The removal of the cap on indirect costs led to their steady rise, until they became a target of the deficit-reduction battles during the Reagan administration. In 1985, President Reagan proposed cutting the grants awarded by the NIH by 23%. In his thorough history on indirect costs, former President of the Association of American Universities Robert Rosenzweig argues that the flattened growth curve of research funding during the Reagan administration brought research faculty into the political fray. While faculty were against reductions to the NIH budget, they often landed on the same side as President Reagan regarding indirect costs. However, their goals were fundamentally different; the government wanted to limit indirect costs to reduce the budget deficit, and research faculty hoped that limiting indirect costs would expand the limited pot of research funds.
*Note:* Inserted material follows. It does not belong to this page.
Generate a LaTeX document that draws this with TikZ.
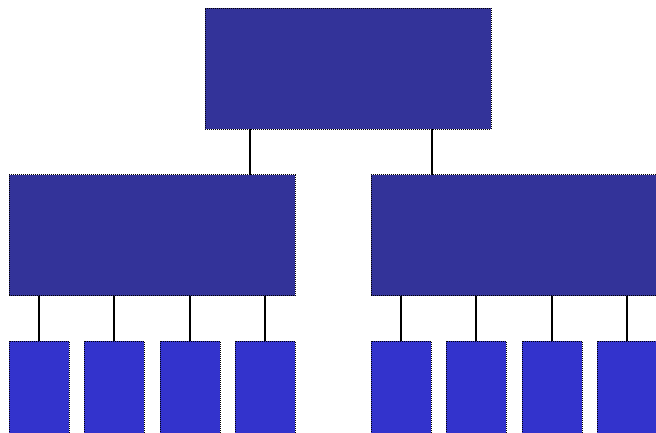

Dr. Rosenzweig notes: “…it always seemed unlikely that money saved by reducing indirect costs would produce anything other than a reduction in the overall research budget.” Indeed, the 26% cap on administrative costs was not established via consultation with scientists or research institutions, but rather because that was the number needed for President Reagan to reduce the NIH budget by the $100 million he needed to support other budget measures.
There have been issues with the allotment of indirect costs. In 1991, government auditors accused Stanford University of spending the funds on non-research expenditures, including flowers, silverware, and upkeep of a yacht. Ultimately, Stanford repaid $1.2 million to the government for its overspending. The debacle ultimately led to the government’s setting a 26% cap to administrative costs for universities.
Which brings us to the events of today. The situation is eerily like that of the 1980s – research funding has plateaued, the government faces a major budget deficit, and research institutions are relying heavily on indirect costs. With these findings, it is perhaps unsurprising that President Trump decided to mimic President Reagan in proposing to cut funding to the NIH. Likely he will find some allies in faculty who believe indirect costs eat into their research funds. However, the goals of President Trump and these faculty are diametrically opposed; one aims to diminish research funding, while the others fight to increase it.
Congress will ultimately decide whether they agree with President Trump’s proposed cuts as they submit their spending plans before the April 28th deadline.